■ DATASET EXTRACT
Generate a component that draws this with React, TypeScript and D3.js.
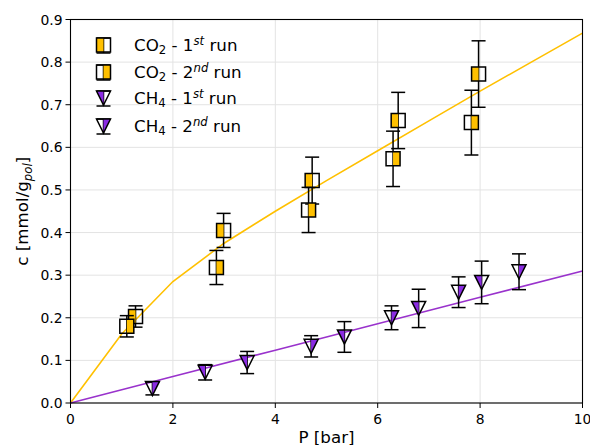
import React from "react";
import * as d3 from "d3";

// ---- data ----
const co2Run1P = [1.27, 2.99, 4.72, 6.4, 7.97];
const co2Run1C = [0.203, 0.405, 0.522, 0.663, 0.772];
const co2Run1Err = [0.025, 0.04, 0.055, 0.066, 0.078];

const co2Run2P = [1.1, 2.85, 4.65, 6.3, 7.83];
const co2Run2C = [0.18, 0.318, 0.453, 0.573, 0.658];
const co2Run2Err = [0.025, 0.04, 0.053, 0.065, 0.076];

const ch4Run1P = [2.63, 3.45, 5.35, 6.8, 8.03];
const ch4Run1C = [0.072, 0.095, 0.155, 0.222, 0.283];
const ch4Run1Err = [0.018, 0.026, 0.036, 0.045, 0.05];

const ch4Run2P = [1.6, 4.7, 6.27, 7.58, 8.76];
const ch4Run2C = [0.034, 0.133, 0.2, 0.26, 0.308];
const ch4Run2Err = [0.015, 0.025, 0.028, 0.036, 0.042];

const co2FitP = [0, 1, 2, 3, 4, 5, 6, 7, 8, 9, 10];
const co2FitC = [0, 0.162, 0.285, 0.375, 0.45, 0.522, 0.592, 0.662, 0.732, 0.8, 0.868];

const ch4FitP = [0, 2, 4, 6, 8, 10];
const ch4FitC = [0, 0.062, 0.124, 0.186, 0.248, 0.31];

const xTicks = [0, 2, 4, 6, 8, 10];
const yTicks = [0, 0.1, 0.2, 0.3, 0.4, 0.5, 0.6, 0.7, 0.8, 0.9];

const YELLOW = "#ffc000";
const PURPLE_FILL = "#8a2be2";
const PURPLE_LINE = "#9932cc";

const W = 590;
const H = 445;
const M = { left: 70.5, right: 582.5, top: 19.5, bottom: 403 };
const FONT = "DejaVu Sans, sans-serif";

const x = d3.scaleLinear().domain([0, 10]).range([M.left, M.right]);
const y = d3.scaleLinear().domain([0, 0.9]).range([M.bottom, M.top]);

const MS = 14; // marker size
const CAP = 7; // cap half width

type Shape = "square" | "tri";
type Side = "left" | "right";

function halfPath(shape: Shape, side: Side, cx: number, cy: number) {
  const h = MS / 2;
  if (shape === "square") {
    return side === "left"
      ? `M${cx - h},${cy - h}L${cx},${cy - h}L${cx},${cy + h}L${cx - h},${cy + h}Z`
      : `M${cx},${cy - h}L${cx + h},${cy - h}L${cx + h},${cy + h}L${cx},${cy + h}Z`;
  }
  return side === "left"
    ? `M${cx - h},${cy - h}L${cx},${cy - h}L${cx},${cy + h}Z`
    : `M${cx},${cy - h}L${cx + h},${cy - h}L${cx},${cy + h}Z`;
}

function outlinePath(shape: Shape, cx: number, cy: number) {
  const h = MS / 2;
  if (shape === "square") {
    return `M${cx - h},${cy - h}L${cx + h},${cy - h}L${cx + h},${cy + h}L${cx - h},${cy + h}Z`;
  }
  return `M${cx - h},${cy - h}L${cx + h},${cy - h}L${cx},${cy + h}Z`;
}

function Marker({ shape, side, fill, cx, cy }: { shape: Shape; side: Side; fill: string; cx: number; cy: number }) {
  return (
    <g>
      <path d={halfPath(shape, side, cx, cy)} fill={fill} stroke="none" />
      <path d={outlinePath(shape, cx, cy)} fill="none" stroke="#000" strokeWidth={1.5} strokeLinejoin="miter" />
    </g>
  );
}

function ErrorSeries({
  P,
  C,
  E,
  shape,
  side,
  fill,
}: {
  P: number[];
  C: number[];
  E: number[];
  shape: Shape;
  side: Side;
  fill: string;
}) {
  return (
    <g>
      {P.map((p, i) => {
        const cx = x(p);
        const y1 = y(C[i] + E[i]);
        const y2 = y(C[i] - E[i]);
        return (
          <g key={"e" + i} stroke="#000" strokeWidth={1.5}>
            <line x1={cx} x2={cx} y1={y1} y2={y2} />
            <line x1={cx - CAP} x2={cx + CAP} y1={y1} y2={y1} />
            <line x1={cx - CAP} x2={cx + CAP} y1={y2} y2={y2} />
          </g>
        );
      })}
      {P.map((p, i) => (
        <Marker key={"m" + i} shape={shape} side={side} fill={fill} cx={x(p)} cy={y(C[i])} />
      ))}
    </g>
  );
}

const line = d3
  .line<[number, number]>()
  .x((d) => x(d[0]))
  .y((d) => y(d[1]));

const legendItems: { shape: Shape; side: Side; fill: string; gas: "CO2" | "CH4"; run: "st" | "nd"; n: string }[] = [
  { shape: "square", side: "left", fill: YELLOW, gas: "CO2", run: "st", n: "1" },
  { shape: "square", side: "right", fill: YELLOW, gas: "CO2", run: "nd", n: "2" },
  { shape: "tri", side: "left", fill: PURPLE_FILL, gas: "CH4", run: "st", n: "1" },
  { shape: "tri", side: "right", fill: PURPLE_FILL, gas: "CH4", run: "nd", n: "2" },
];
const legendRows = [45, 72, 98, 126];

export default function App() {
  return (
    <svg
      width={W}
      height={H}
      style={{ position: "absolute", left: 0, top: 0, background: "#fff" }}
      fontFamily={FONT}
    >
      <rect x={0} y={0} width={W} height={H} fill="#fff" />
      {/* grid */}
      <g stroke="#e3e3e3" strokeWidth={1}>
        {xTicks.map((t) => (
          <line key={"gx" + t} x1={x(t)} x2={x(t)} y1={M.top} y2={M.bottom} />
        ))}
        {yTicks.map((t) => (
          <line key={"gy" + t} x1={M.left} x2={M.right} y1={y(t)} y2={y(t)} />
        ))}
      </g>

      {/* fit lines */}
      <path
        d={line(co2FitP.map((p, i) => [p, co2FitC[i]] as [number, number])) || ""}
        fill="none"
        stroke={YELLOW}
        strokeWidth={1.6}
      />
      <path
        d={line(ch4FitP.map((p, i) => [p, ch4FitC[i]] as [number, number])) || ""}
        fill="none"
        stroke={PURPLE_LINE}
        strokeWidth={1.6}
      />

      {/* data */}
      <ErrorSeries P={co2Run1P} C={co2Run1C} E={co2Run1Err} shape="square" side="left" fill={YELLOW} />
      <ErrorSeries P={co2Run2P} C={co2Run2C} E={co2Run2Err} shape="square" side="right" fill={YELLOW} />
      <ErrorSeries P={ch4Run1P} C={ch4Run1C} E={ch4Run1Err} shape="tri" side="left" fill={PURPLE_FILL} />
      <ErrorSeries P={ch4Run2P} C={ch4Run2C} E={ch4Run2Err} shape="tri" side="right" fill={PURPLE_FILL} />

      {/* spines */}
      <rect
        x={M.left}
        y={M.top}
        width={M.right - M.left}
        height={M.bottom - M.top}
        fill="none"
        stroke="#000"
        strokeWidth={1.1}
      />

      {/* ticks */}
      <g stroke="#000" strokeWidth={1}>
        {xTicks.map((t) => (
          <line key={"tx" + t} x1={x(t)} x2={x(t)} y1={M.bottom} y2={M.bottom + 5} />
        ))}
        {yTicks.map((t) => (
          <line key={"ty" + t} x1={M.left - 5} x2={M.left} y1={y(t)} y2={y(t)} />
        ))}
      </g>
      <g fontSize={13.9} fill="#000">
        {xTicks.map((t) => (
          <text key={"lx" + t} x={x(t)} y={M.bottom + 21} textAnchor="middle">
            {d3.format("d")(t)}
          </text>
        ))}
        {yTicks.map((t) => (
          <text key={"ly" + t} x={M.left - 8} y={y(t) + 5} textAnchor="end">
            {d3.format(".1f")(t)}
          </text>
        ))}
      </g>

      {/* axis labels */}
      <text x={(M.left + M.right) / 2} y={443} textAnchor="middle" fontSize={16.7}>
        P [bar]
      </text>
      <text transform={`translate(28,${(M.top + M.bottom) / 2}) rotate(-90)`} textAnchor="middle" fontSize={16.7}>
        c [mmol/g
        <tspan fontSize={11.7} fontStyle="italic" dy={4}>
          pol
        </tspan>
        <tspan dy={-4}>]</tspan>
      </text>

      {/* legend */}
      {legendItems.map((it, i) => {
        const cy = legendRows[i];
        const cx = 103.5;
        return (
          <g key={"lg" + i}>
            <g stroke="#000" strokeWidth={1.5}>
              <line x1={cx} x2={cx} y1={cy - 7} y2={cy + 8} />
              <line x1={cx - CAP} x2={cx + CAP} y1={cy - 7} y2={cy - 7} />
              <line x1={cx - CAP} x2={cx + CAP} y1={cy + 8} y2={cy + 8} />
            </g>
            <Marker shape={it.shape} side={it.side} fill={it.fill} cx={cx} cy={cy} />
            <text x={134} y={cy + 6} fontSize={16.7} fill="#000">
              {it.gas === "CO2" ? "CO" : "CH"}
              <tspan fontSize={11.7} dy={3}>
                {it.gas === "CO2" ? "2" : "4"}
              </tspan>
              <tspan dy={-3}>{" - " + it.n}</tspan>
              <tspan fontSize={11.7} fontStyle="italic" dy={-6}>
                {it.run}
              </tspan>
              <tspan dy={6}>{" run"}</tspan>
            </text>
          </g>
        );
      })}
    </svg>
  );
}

■ THE EXERCISE
Repeat the listing above from its first line through the line that contains "0.732, 0.8, 0.868];", both included, and nothing more. Drop the pictures.

■ EXPECTED ANSWER
Generate a component that draws this with React, TypeScript and D3.js.
import React from "react";
import * as d3 from "d3";

// ---- data ----
const co2Run1P = [1.27, 2.99, 4.72, 6.4, 7.97];
const co2Run1C = [0.203, 0.405, 0.522, 0.663, 0.772];
const co2Run1Err = [0.025, 0.04, 0.055, 0.066, 0.078];

const co2Run2P = [1.1, 2.85, 4.65, 6.3, 7.83];
const co2Run2C = [0.18, 0.318, 0.453, 0.573, 0.658];
const co2Run2Err = [0.025, 0.04, 0.053, 0.065, 0.076];

const ch4Run1P = [2.63, 3.45, 5.35, 6.8, 8.03];
const ch4Run1C = [0.072, 0.095, 0.155, 0.222, 0.283];
const ch4Run1Err = [0.018, 0.026, 0.036, 0.045, 0.05];

const ch4Run2P = [1.6, 4.7, 6.27, 7.58, 8.76];
const ch4Run2C = [0.034, 0.133, 0.2, 0.26, 0.308];
const ch4Run2Err = [0.015, 0.025, 0.028, 0.036, 0.042];

const co2FitP = [0, 1, 2, 3, 4, 5, 6, 7, 8, 9, 10];
const co2FitC = [0, 0.162, 0.285, 0.375, 0.45, 0.522, 0.592, 0.662, 0.732, 0.8, 0.868];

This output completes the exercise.